Updated: Feb 11
Captain William Bloomfield was an Edinburgh-born emigrant to South Africa, and during the Boer War he fought on the side of the Boers. During the First World War East Africa Campaign he served as an officer in the mounted scouts attached to the 2nd South African Mounted Brigade.
In August 1916 General J C Smuts attempted to trap the forces of Colonel Paul von Lettow- Vorbeck, the German commander in East Africa, at Morogoro on the railway line west from Dar-es-Salaam, north of the Uluguru Mountains. Unaware that there was in fact a track south from Morogoro through the mountains to Kissaki, Smuts sought to block von Lettow- Vorbeck’s retreat by cutting the roads that ran south to the east and west of the range. The 2nd South African Mounted Brigade under Brigadier General B.G.L. Enslin was detailed to cut the western road at Mlali. On 24 August Mlali was taken but German reinforcements arrived and while advancing to deal with German fire part of the force got into difficulties and was recalled. The British captured considerable quantities of German stores but could not prevent the escape of von Lettow-Vorbeck and his forces south into the mountains the following day.
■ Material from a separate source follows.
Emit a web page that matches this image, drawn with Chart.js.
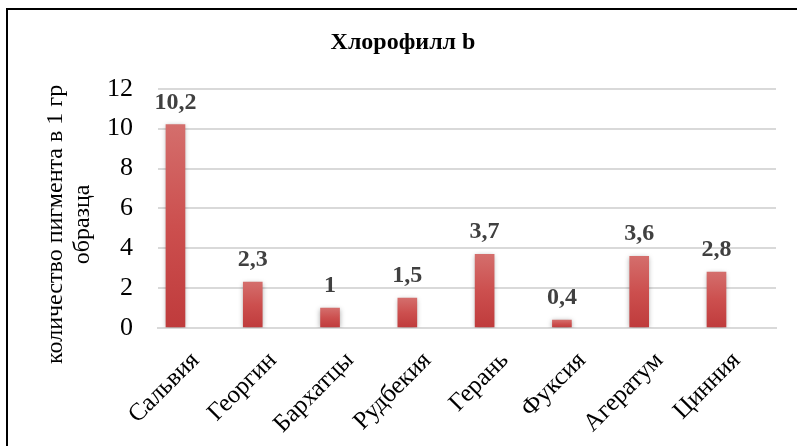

Being the first to arrive at Mlali, Captain Bloomfield with his scouts seized Kisagale Hill, the dominant feature overlooking the crossing of the adjacent river. The South African Military History comments:
The seizure of Kisagale by the Scouts was, incidentally, an instance of the tactical instinct of the soldier in the ranks of the commando, and, in view of Enslin's inferiority in strength and distance from support, a probably fortunate exhibition of initiative.
Brigadier Enslin then ordered the scouts and other mounted men to cross the river and seize the feature marked 'D' on the above sketch map. But the Germans reacted swiftly, reinforcing their positions on the east side of the river and attacking the South African intruders. This made Enslin withdraw his forward detachment back across the river.
During this withdrawal William Bloomfield controlled the situation and then performed an act of great gallantry. He was later awarded the Victoria Cross with this citation:
For most conspicuous bravery. Finding that, after being heavily attacked in an advanced and isolated position, the enemy were working round his flanks, Captain Bloomfield evacuated his wounded, and subsequently withdrew his command to a new position, he himself being amongst the last to retire. On arrival at the new position he found that one of the wounded - No. 2475 Corporal D.M.P. Bowker - had been left behind.
Owing to very heavy fire he experienced difficulties in having the wounded Corporal brought in. Rescue meant passing over some 400 yards of open ground, swept by heavy fire, in full view of the enemy. This task Captain Bloomfield determined to face himself, and unmindful of personal danger, he succeeded in reaching Corporal Bowker and carrying him back, subjected throughout the double journey to heavy machine-gun and rifle fire. This act showed the highest degree of valour and endurance.
William Anderson Bloomfield VC was later promoted to the rank of Major. He died in May 1954 and is buried in Ermelo Cemetery, South Africa.
(Both the British and South African Official Histories omit William Bloomfield's name and the details of his act of great gallantry.)